Background: Observational studies in preterm newborns suggest that delay in administering amino acids could result in a protein catabolic state and could impact on growth and development.
Objectives: To determine the effect of early administration of amino acids in premature newborns on growth, neurodevelopmental outcome, mortality and clinically important side effects.
Search methods: The standard search strategy of the Neonatal Review Group as outlined in The Cochrane Library was used.
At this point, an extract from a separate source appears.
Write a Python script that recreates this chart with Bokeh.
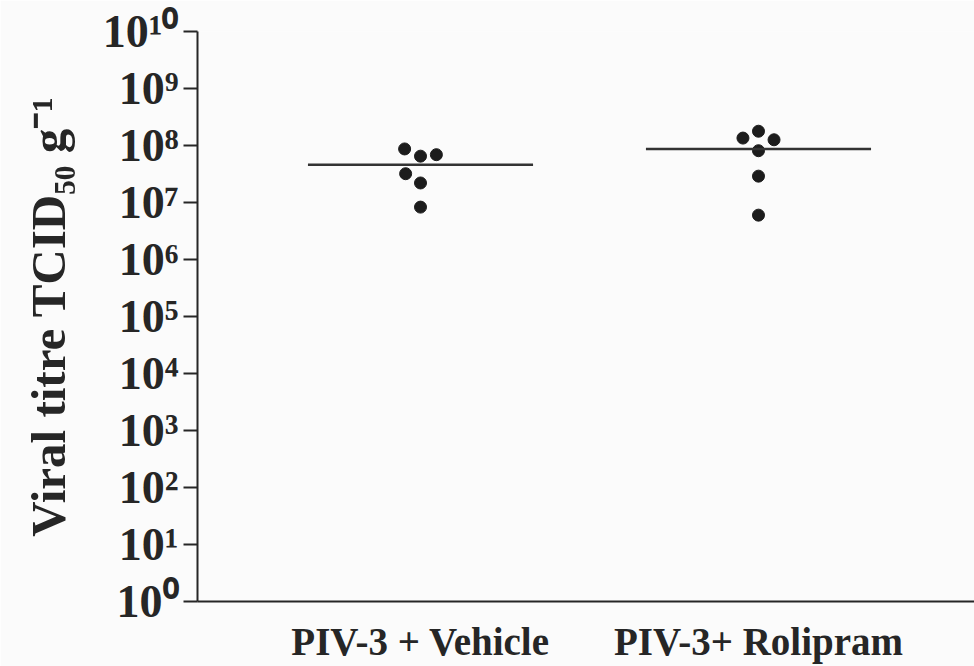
from bokeh.plotting import figure
from bokeh.models import Range1d, FixedTicker, CustomJSTickFormatter, ColumnDataSource
from bokeh.embed import file_html
from bokeh.resources import INLINE

# ---- data ----
categories = ["PIV-3 + Vehicle", "PIV-3+ Rolipram"]
cat_pos = [1, 2]
vehicle_titre = [8.7e7, 6.5e7, 6.9e7, 3.2e7, 2.2e7, 8.3e6]
vehicle_dodge = [-0.047, 0.0, 0.047, -0.044, 0.0, 0.0]
rolipram_titre = [1.35e8, 1.78e8, 1.26e8, 8.1e7, 2.9e7, 6.0e6]
rolipram_dodge = [-0.046, 0.0, 0.046, 0.0, 0.0, 0.0]
group_mean = [4.6e7, 8.7e7]
y_tick_exponents = list(range(0, 11))

FONT = "Liberation Serif"
INK = "#262626"
BG = "#fbfbfb"

p = figure(width=974, height=666, output_backend="svg", toolbar_location=None,
           y_axis_type="log",
           x_range=Range1d(0.3402, 2.6391), y_range=Range1d(1, 1e10),
           min_border_left=197, min_border_right=0, min_border_top=31, min_border_bottom=65,
           background_fill_color=BG, border_fill_color=BG)
p.outline_line_color = None
p.grid.grid_line_color = None

# points
xs = [cat_pos[0] + d for d in vehicle_dodge] + [cat_pos[1] + d for d in rolipram_dodge]
ys = vehicle_titre + rolipram_titre
src = ColumnDataSource(dict(x=xs, y=ys))
p.scatter("x", "y", source=src, size=12, fill_color="#1c1c1c", line_color="#1c1c1c")

# mean lines
half = 0.333
p.segment(x0=[c - half for c in cat_pos], x1=[c + half for c in cat_pos],
          y0=group_mean, y1=group_mean, line_color="#333333", line_width=2.5)

# y axis
ya = p.yaxis[0]
ya.ticker = FixedTicker(ticks=[10.0 ** e for e in y_tick_exponents], minor_ticks=[])
ya.formatter = CustomJSTickFormatter(code="""
const sup = {'0':'\u2070','1':'\u00b9','2':'\u00b2','3':'\u00b3','4':'\u2074','5':'\u2075','6':'\u2076','7':'\u2077','8':'\u2078','9':'\u2079'};
const e = Math.round(Math.log10(tick));
return '10' + String(e).split('').map(c => sup[c]).join('');
""")
ya.major_tick_out = 14
ya.major_tick_in = 0
ya.minor_tick_out = 0
ya.minor_tick_in = 0
ya.major_tick_line_width = 2
ya.major_tick_line_color = INK
ya.axis_line_width = 2
ya.axis_line_color = INK
ya.major_label_text_font = FONT
ya.major_label_text_font_style = "bold"
ya.major_label_text_font_size = "46px"
ya.major_label_text_color = INK
ya.major_label_standoff = 5
ya.axis_label = "Viral titre TCID\u2085\u2080 g\u207b\u00b9"
ya.axis_label_text_font = FONT
ya.axis_label_text_font_style = "bold"
ya.axis_label_text_font_size = "49px"
ya.axis_label_text_color = INK
ya.axis_label_standoff = 24

# x axis
xa = p.xaxis[0]
xa.ticker = FixedTicker(ticks=cat_pos, minor_ticks=[])
xa.major_label_overrides = {c: lab for c, lab in zip(cat_pos, categories)}
xa.major_tick_out = 0
xa.major_tick_in = 0
xa.minor_tick_out = 0
xa.minor_tick_in = 0
xa.axis_line_width = 2
xa.axis_line_color = INK
xa.major_label_text_font = FONT
xa.major_label_text_font_style = "bold"
xa.major_label_text_font_size = "39px"
xa.major_label_text_color = INK
xa.major_label_standoff = 18

open("out.html", "w").write(file_html(p, INLINE))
Relevant randomised controlled trials were identified by searching the Cochrane Central Register of Controlled Trials (CENTRAL, The Cochrane Library 2012 I ssue 9 ), MEDLINE, EMBASE and CINAHL from their earliest dates to September 2012. The trial registry portal of the World Health Organization's International Cilinical Trial Registry Platform and ClinicalTrials.gov (US National Institute of Health) was searched to identify ongoing and completed but unpublished studies.
Selection criteria: Randomised controlled trials comparing early administration of amino acids with late administration in premature newborn infants were included. Early administration of amino acid solution was defined as the administration of amino acids in isolation or with total parenteral nutrition within the first 24 hours of birth; late initiation was defined as the administration of amino acids in isolation or with total parenteral nutrition after the first 24 hours of birth. The primary outcome measures were growth, neurodevelopmental outcome and mortality at 28 days. The secondary outcomes were biochemical abnormalities, sepsis and mortality.
Data collection and analysis: Both review authors independently selected trials, assessed trial quality and extracted data from the included studies. We contacted authors for further information. Fixed-effect analyses were performed. The treatment effect was expressed as mean difference for continuous variables and as risk difference and risk ratio for dichotomous variables. All results included 95% confidence intervals (CIs).
Main results: Seven randomised controlled trials were included in this review. One randomised controlled trial reported no difference in crown-heel length and occipitofrontal head circumference by day 10. Four trials that enrolled 93 premature infants showed positive nitrogen balance (The mean difference with 95% CI was 250.42 (224.91 to 275.93 P value < 0.00001). Four trials showed a significant difference in the level of blood urea nitrogen (BUN) in the first 48 hours (P value < 0.00001). Early administration of amino acids did not result in metabolic acidosis in the first 24 hours.
Authors' conclusions: There is no available evidence of the benefits of early administration of amino acids on mortality, early and late growth and neurodevelopment. There is evidence from four randomised controlled trials included in this review that early administration of amino acids is associated with a positive nitrogen balance. The clinical relevance of this finding is not known. Acid-base status and ammonia levels were normal in the infants who received amino acids early. Given the small number of infants in the randomised controlled trials included in this review, the clinical heterogeneity among them, and the lack of data on important clinical outcomes, there is insufficient evidence to guide practice regarding the early versus late administration of amino acids to infants less than 37 weeks gestation.